In December of 2004, Bernard Kerik was nominated by Bush to serve as the Secretary of Homeland Security. However, a week after his nomination
was announced, Bernard Kerik voluntarily withdrew from the appointment process after it was revealed that he had employed an undocumented worker as a domestic servant. Continuing press attention included disclosures of a previous sexual harassment lawsuit filed against Bernard Kerik, among other charges. The media attention led to the Bronx District Attorney's Office opening an investigation which took 18 months to complete. As a result, Bernard Kerik admitted to two ethical violations while serving as police commissioner and was ordered to pay a fine of $221,000.
In November of 2007, Bernard Kerik was indicted by a New York jury on multiple charges, including lying to White House and federal officials during the nomination process. He was also charged at this time with accepting renovations to his apartment in the Bronx from a company which was pursuing a contract with the city of New York, then concealing this transaction from the Internal Revenue Service. However, the charges against him were dropped, since the bulk of the criminal offenses committed by Bernard Kerik were committed in Washington D.C. He was then separately indicted in Washington D.C.

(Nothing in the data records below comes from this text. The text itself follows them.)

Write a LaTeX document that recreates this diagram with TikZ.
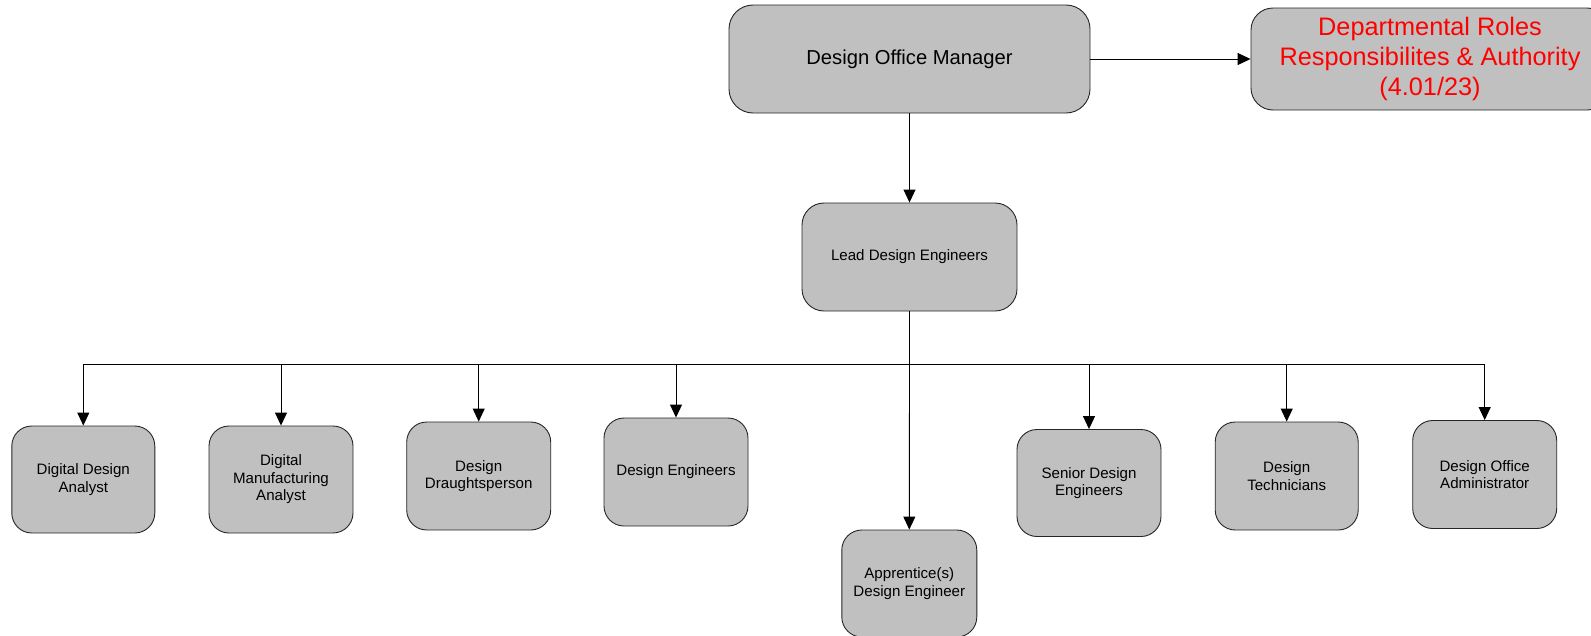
\documentclass[tikz,border=0pt]{standalone}
\usepackage{fontspec}
\setmainfont{Liberation Sans}
\usetikzlibrary{arrows.meta}
\definecolor{boxgray}{HTML}{C0C0C0}
\begin{document}
\begin{tikzpicture}[x=1pt,y=-1pt,
  box/.style={draw=black!85,fill=boxgray,line width=0.9pt,rounded corners=20pt,
    inner sep=0pt,align=center,font=\fontsize{15.1}{17.5}\selectfont,
    minimum width=144pt,minimum height=108pt},
  arr/.style={line width=0.9pt,-{Triangle[width=12pt,length=13pt]}},
  ln/.style={line width=0.9pt}]
\useasboundingbox (0,0) rectangle (1591,635);
\begin{scope}
\clip (0,0) rectangle (1591,635);
\node[box,minimum width=361pt,minimum height=108pt,rounded corners=24pt,
  font=\fontsize{20.2}{24}\selectfont] (dom) at (909.5,59) {Design Office Manager};
\node[box,minimum width=358pt,minimum height=102pt,rounded corners=22pt,
  text=red,font=\fontsize{25.3}{30}\selectfont] (dept) at (1430,59)
  {Departmental Roles\\Responsibilites \& Authority\\(4.01/23)};
\node[box,minimum width=215pt,minimum height=108pt,rounded corners=22pt] (lde) at (909.5,257) {Lead Design Engineers};
\node[box,minimum width=143pt,minimum height=107pt] (dda) at (83.3,479.5) {Digital Design\\Analyst};
\node[box,minimum height=107pt] (dma) at (281,479.5) {Digital\\Manufacturing\\Analyst};
\node[box] (ddp) at (478.7,476) {Design\\Draughtsperson};
\node[box] (de) at (676,472) {Design Engineers};
\node[box,minimum width=135pt,minimum height=107pt] (app) at (909.3,583.5) {Apprentice(s)\\Design Engineer};
\node[box,minimum height=107pt] (sde) at (1089,483) {Senior Design\\Engineers};
\node[box,minimum width=143pt] (dt) at (1286.7,476) {Design\\Technicians};
\node[box] (doa) at (1484.7,474.5) {Design Office\\Administrator};
\coordinate (j) at (909.5,364);
\draw[arr] (dom.east) -- (dept.west);
\draw[arr] (dom.south) -- (lde.north);
\draw[ln] (lde.south) -- (j);
\draw[arr] (j) -- (app.north);
\foreach \n in {dda,dma,ddp,de,sde,dt,doa}
  \draw[arr] (j) -| (\n.north);
\end{scope}
\end{tikzpicture}
\end{document}
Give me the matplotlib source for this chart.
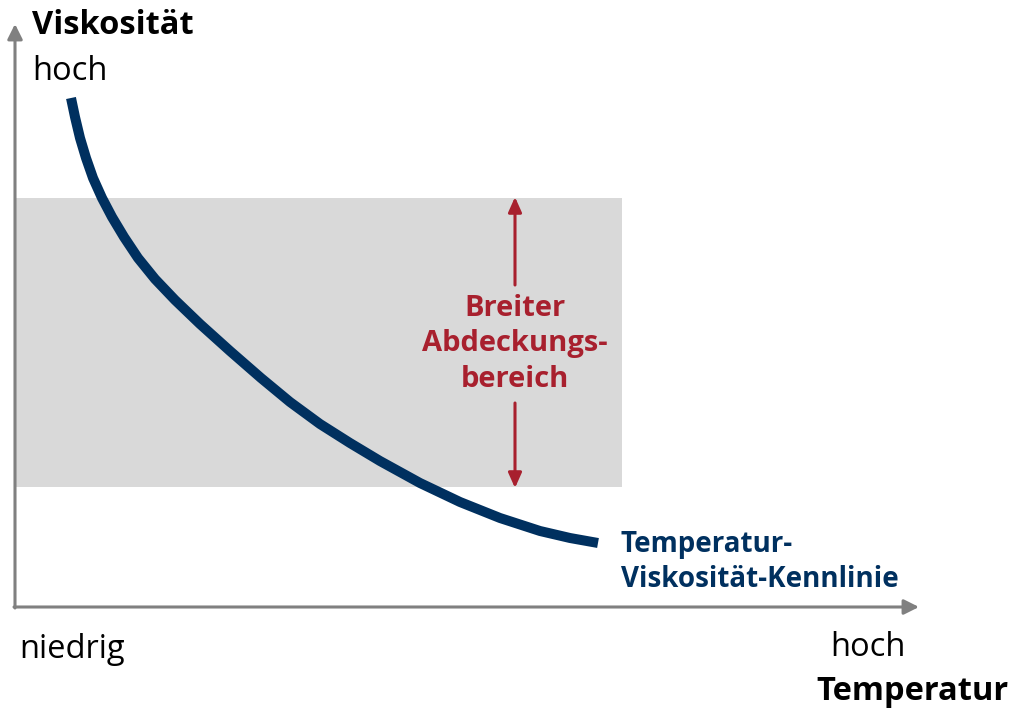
import matplotlib.pyplot as plt

# Kennlinie, Punkte (Pixel, y nach unten)
curve_x = [71, 75, 80, 86, 93, 102, 112, 124, 138, 155, 175, 200,
           230, 261, 290, 320, 350, 380, 420, 460, 500, 540, 570, 598]
curve_y = [98, 117, 138, 158, 178, 198, 217, 237, 258, 279, 300, 324,
           351, 378, 402, 424, 443, 461, 483, 502, 518, 531, 538, 543]

# Abdeckungsbereich
band_x = [16, 622]
band_y = [198, 487]

navy = "#00305F"
red = "#A8202E"
axgray = "#808080"
font = "Open Sans"

fig = plt.figure(figsize=(10.15, 7.09), dpi=100)
ax = fig.add_axes([0, 0, 1, 1])
ax.set_xlim(0, 1015)
ax.set_ylim(709, 0)
ax.axis("off")

# grauer Bereich
ax.fill_between(band_x, band_y[0], band_y[1], color="#D9D9D9", lw=0, zorder=1)

# Achsen
ax.annotate("", xy=(15, 24), xytext=(15, 608),
            arrowprops=dict(arrowstyle="-|>,head_length=0.9,head_width=0.45",
                            color=axgray, lw=2.2, shrinkA=0, shrinkB=0), zorder=2)
ax.annotate("", xy=(919, 607), xytext=(14, 607),
            arrowprops=dict(arrowstyle="-|>,head_length=0.9,head_width=0.45",
                            color=axgray, lw=2.2, shrinkA=0, shrinkB=0), zorder=2)

# Kennlinie
ax.plot(curve_x, curve_y, color=navy, lw=7.2, solid_capstyle="butt",
        solid_joinstyle="round", zorder=3)

# rote Pfeile
ax.annotate("", xy=(515, 197), xytext=(515, 285),
            arrowprops=dict(arrowstyle="-|>,head_length=0.9,head_width=0.4",
                            color=red, lw=2.2, shrinkA=0, shrinkB=0), zorder=3)
ax.annotate("", xy=(515, 488), xytext=(515, 403),
            arrowprops=dict(arrowstyle="-|>,head_length=0.9,head_width=0.4",
                            color=red, lw=2.2, shrinkA=0, shrinkB=0), zorder=3)

ax.text(515, 344, "Breiter\nAbdeckungs-\nbereich", color=red, fontsize=21,
        fontweight="bold", family=font, ha="center", va="center",
        linespacing=1.28, zorder=4)

ax.text(621, 562, "Temperatur-\nViskosität-Kennlinie", color=navy, fontsize=20,
        fontweight="bold", family=font, ha="left", va="center",
        linespacing=1.3, zorder=4)

# Achsenbeschriftungen
ax.text(32, 25, "Viskosität", fontsize=23.5, fontweight="bold", family=font,
        ha="left", va="center", color="black")
ax.text(32, 72, "hoch", fontsize=23.5, family=font, ha="left", va="center", color="black")
ax.text(19, 650, "niedrig", fontsize=23.5, family=font, ha="left", va="center", color="black")
ax.text(906, 647, "hoch", fontsize=23.5, family=font, ha="right", va="center", color="black")
ax.text(1009, 691, "Temperatur", fontsize=23.5, fontweight="bold", family=font,
        ha="right", va="center", color="black")

fig.savefig("out.png", dpi=100)
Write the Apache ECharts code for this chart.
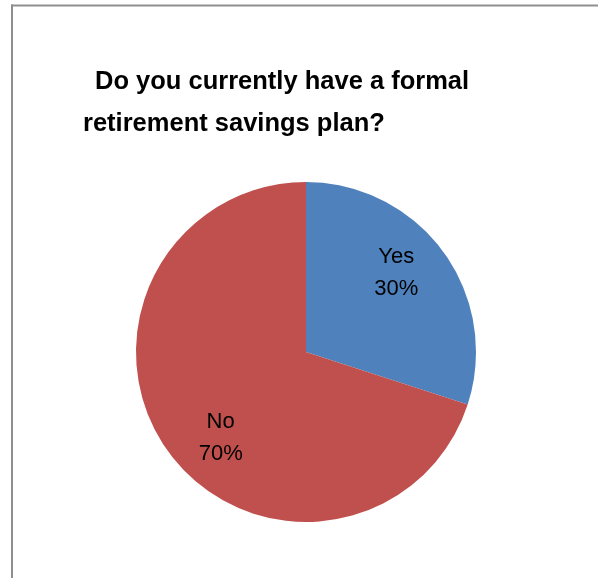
<!DOCTYPE html>
<html>
<head>
<meta charset="utf-8">
<script src="https://cdn.jsdelivr.net/npm/echarts@6/dist/echarts.min.js"></script>
<style>html,body{margin:0;padding:0;background:#fff}#c{width:598px;height:578px}</style>
</head>
<body>
<div id="c"></div>
<script>
var categories = ['Yes', 'No'];
var values = [30, 70];
var colors = ['#4F81BD', '#C0504D'];
var titleLines = ['Do you currently have a formal', 'retirement savings plan?'];

var chart = echarts.init(document.getElementById('c'), null, {renderer: 'canvas'});
var labelOffsets = [[-10, -6], [15, 13]];
chart.setOption({
  animation: false,
  backgroundColor: '#ffffff',
  graphic: [
    {type: 'line', shape: {x1: 11, y1: 5.5, x2: 598, y2: 5.5}, style: {stroke: '#8f8f8f', lineWidth: 2}},
    {type: 'line', shape: {x1: 12, y1: 4.5, x2: 12, y2: 578}, style: {stroke: '#8f8f8f', lineWidth: 2}},
    {type: 'text', x: 95, y: 95, style: {text: titleLines[0], font: 'bold 25.5px "Liberation Sans"', fill: '#000', verticalAlign: 'bottom'}},
    {type: 'text', x: 83, y: 137, style: {text: titleLines[1], font: 'bold 25.5px "Liberation Sans"', fill: '#000', verticalAlign: 'bottom'}}
  ],
  series: [
    {
      type: 'pie',
      center: [306, 352],
      radius: [0, 170],
      startAngle: 90,
      clockwise: true,
      silent: true,
      label: {show: false},
      labelLine: {show: false},
      itemStyle: {borderWidth: 0},
      data: categories.map(function (c, i) {
        return {name: c, value: values[i], itemStyle: {color: colors[i]}};
      })
    },
    {
      type: 'pie',
      center: [306, 352],
      radius: [70, 172],
      startAngle: 90,
      clockwise: true,
      silent: true,
      itemStyle: {color: 'rgba(0,0,0,0)', borderWidth: 0},
      label: {
        show: true,
        position: 'inside',
        formatter: function (p) { return p.name + '\n' + p.value + '%'; },
        fontFamily: 'Liberation Sans',
        fontSize: 22,
        lineHeight: 32,
        color: '#000'
      },
      labelLine: {show: false},
      data: categories.map(function (c, i) {
        return {name: c, value: values[i], label: {offset: labelOffsets[i]}};
      })
    }
  ]
});
</script>
</body>
</html>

In October of 2009, preparations for his first criminal trial were disrupted when it was revealed that Bernard Kerik had arranged for an attorney who was not a formal member of his legal team to email information which had been sealed by the court to a newspaper in an attempt to garner public sympathy. The judge presiding over the case revoked his bail and ordered that Bernard Kerik be held in legal custody pending the beginning of his trial.
In court at the beginning of his trial in November, Bernard Kerik entered a plea of "guilty" in response to all of the charges which had been filed against him, which included tax fraud, making a false statement on a loan application, and lying to federal officials. During the investigation, Bernard Kerik agreed to cooperate with the investigating officials and discuss potentially illegal business activities he had conducted outside the United States from 2005 to 2007 in exchange for immunity from prosecution related to these activities or any attendant tax crimes that might have been committed.
Shortly thereafter, Bernard Kerik was sentenced to four years in prison by the judge in excess of the two to three years called for by the sentencing guidelines.